Around ~20 episodes into the series the amount of comedy starts to drop off a bit, as the story starts to get more serious. The comedy still persists throughout the entire thing, but the sheer amount of it decreases dramatically. Characters are able to seriously discuss all the genocide and military corruption that the series revolves around without getting super-deformed, making dumb faces, or plastering Japanese text all over the screen. It’s a welcome change that makes the series much easier to sit through.
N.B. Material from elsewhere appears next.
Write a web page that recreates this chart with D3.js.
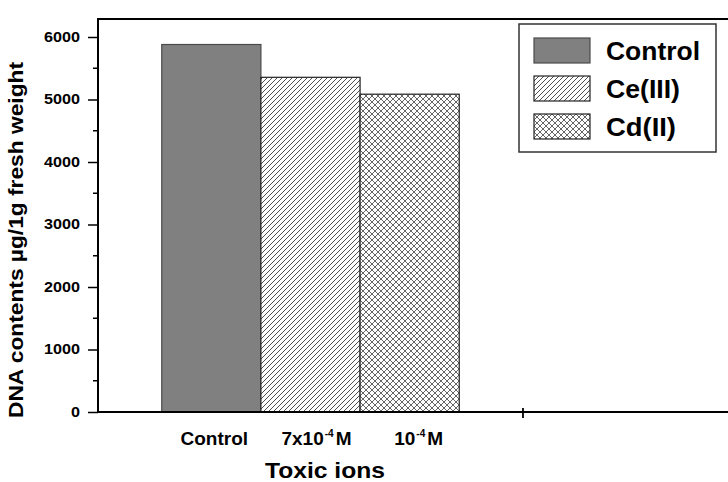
<!DOCTYPE html>
<html>
<head>
<meta charset="utf-8">
<script src="https://cdn.jsdelivr.net/npm/d3@7"></script>
<style>
  body { margin: 0; background: #fff; }
  text { font-family: "Liberation Sans", Arial, sans-serif; font-weight: bold; fill: #000; }
</style>
</head>
<body>
<div id="main"></div>
<script>
// data
var series = ["Control", "Ce(III)", "Cd(II)"];
var values = [5880, 5355, 5085];
var yTicks = [0, 1000, 2000, 3000, 4000, 5000, 6000];
var catLabels = [
  {base: "Control", sup: "", tail: ""},
  {base: "7x10", sup: "-4", tail: "M"},
  {base: "10", sup: "-4", tail: "M"}
];

var W = 728, H = 482;
var svg = d3.select("#main").append("svg")
    .attr("width", W)
    .attr("height", H);

var defs = svg.append("defs");

// hatch patterns
var p1 = defs.append("pattern")
    .attr("id", "hatch")
    .attr("patternUnits", "userSpaceOnUse")
    .attr("width", 5).attr("height", 5);
p1.append("rect").attr("width", 5).attr("height", 5).attr("fill", "#fff");
p1.append("path")
    .attr("d", "M-1,1 l2,-2 M0,5 l5,-5 M4,6 l2,-2")
    .attr("stroke", "#222").attr("stroke-width", 0.8);

var p2 = defs.append("pattern")
    .attr("id", "cross")
    .attr("patternUnits", "userSpaceOnUse")
    .attr("width", 6).attr("height", 6);
p2.append("rect").attr("width", 6).attr("height", 6).attr("fill", "#fff");
p2.append("path")
    .attr("d", "M0,6 L6,0 M-1,1 l2,-2 M5,7 l2,-2 M0,0 L6,6 M-1,5 l2,2 M5,-1 l2,2")
    .attr("stroke", "#222").attr("stroke-width", 0.7);

var fills = ["#808080", "url(#hatch)", "url(#cross)"];
var strokes = ["#4a4a4a", "#222", "#222"];

// scales (x is linear as in the original plot, group centred at 0.5)
var x = d3.scaleLinear().domain([0, 1.4824]).range([98, 728]);
var y = d3.scaleLinear().domain([0, 6288]).range([412, 19]);

var barW = 0.7 / series.length;

// bars
svg.selectAll("rect.bar")
  .data(values)
  .enter().append("rect")
    .attr("class", "bar")
    .attr("x", function(d, i) { return x(0.15 + i * barW); })
    .attr("width", function(d, i) { return x(0.15 + (i + 1) * barW) - x(0.15 + i * barW); })
    .attr("y", function(d) { return y(d); })
    .attr("height", function(d) { return y(0) - y(d); })
    .attr("fill", function(d, i) { return fills[i]; })
    .attr("stroke", function(d, i) { return strokes[i]; })
    .attr("stroke-width", 1.2);

// y axis
var yAxis = svg.append("g")
    .attr("transform", "translate(98,0)")
    .call(d3.axisLeft(y).tickValues(yTicks).tickSize(10).tickPadding(8).tickFormat(d3.format("d")));
yAxis.select(".domain").remove();
yAxis.selectAll("line").attr("stroke", "#000").attr("stroke-width", 1.5);
yAxis.selectAll("text")
    .style("font-size", "14px")
    .attr("fill", "#000")
    .attr("textLength", function(d) { return String(d).length * 9; })
    .attr("lengthAdjust", "spacingAndGlyphs");

// minor ticks
var minor = d3.range(500, 6288, 1000);
svg.selectAll("line.minor")
  .data(minor)
  .enter().append("line")
    .attr("x1", 93).attr("x2", 98)
    .attr("y1", function(d) { return y(d); })
    .attr("y2", function(d) { return y(d); })
    .attr("stroke", "#000").attr("stroke-width", 1.5);

// axis frame lines
svg.append("line")
    .attr("x1", 98).attr("x2", 98).attr("y1", y.range()[1]).attr("y2", y(0) + 1)
    .attr("stroke", "#000").attr("stroke-width", 2);
svg.append("line")
    .attr("x1", 97).attr("x2", W).attr("y1", y(0)).attr("y2", y(0))
    .attr("stroke", "#000").attr("stroke-width", 2);
svg.append("line")
    .attr("x1", 97).attr("x2", W).attr("y1", y.range()[1]).attr("y2", y.range()[1])
    .attr("stroke", "#000").attr("stroke-width", 2);

// x tick at 1 (crosses the axis)
svg.append("line")
    .attr("x1", x(1)).attr("x2", x(1))
    .attr("y1", y(0) - 4).attr("y2", y(0) + 6)
    .attr("stroke", "#000").attr("stroke-width", 1.8);

// category labels under each bar (slightly right of bar centre, as in the original)
var labShift = [3, 6, 9];
var lab = svg.selectAll("text.cat")
  .data(catLabels)
  .enter().append("text")
    .attr("class", "cat")
    .attr("x", function(d, i) { return x(0.15 + (i + 0.5) * barW) + labShift[i]; })
    .attr("y", 445)
    .attr("text-anchor", "middle")
    .style("font-size", "19px");
lab.append("tspan").text(function(d) { return d.base; });
lab.append("tspan")
    .attr("dy", -8)
    .attr("dx", 1)
    .style("font-size", "10px")
    .text(function(d) { return d.sup; });
lab.append("tspan")
    .attr("dy", 8)
    .attr("dx", 2)
    .text(function(d) { return d.tail; });

// axis titles
svg.append("text")
    .attr("x", 325).attr("y", 478)
    .attr("text-anchor", "middle")
    .style("font-size", "22px")
    .attr("textLength", 120)
    .attr("lengthAdjust", "spacingAndGlyphs")
    .text("Toxic ions");

svg.append("text")
    .attr("transform", "translate(23,240) rotate(-90)")
    .attr("text-anchor", "middle")
    .style("font-size", "21px")
    .attr("textLength", 356)
    .attr("lengthAdjust", "spacingAndGlyphs")
    .text("DNA contents \u00b5g/1g fresh weight");

// legend
var legend = svg.append("g");
legend.append("rect")
    .attr("x", 519).attr("y", 24)
    .attr("width", 197).attr("height", 128)
    .attr("fill", "#fff")
    .attr("stroke", "#333").attr("stroke-width", 1.5);

var item = legend.selectAll("g.item")
  .data(series)
  .enter().append("g")
    .attr("class", "item")
    .attr("transform", function(d, i) { return "translate(534," + (38 + i * 38) + ")"; });
item.append("rect")
    .attr("width", 56).attr("height", 25)
    .attr("fill", function(d, i) { return fills[i]; })
    .attr("stroke", function(d, i) { return strokes[i]; })
    .attr("stroke-width", 1.2);
item.append("text")
    .attr("x", 72).attr("y", 22)
    .style("font-size", "25px")
    .attr("textLength", function(d, i) { return [94, 74, 70][i]; })
    .attr("lengthAdjust", "spacingAndGlyphs")
    .text(function(d) { return d; });
</script>
</body>
</html>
Of course, this all stems from the original manga. Obviously it had the same kind of comedy and to same extent as Brotherhood, but it never seemed as distracting there as it is here. In the manga the gags can be confined to a single panel and are essentially throw-away gags. The series takes those throwaway gags and elevates them, putting too much focus on them. It also probably doesn’t help that I was sick of Fullmetal Alchemist‘s repertoire of jokes in 2006, so an entire new series filled with them didn’t really have a fair chance.

 

Creative use of cels in Fist of the North Star Episode 23

I sat down to watch a disc of Fist of the North Star today, as I have been almost every day this week, when I came across something that seemed kind of neat. In episode 23, a group of bandits from the Fang Clan attack a village that Kenshiro and co. have just arrived at. After they are soundly thrashed and exploding, one bandit survives long enough to spout a few words and his death is given more attention than the rest of his gang’s. What’s interesting was the decision to (sort of) show his death from a first person perspective, and how that was accomplished. Since the dude’s head was convulsing and whatnot obviously it would distort his vision, and this is what it looked like:

Obviously it’d work better if you could see it moving, but how they chose to create the effect was simply by flapping the cel with Kenshiro on it up and down while capturing the image.  It’s an interesting way to create the effect, likely done to save money by not actually having to animate it. Of course, there are some problems with it, namely the light reflecting on the cel, the background remaining completely static, and the cel being lifted off the background causes Kenshiro to cast a shadow on it, but it still struck me as interesting.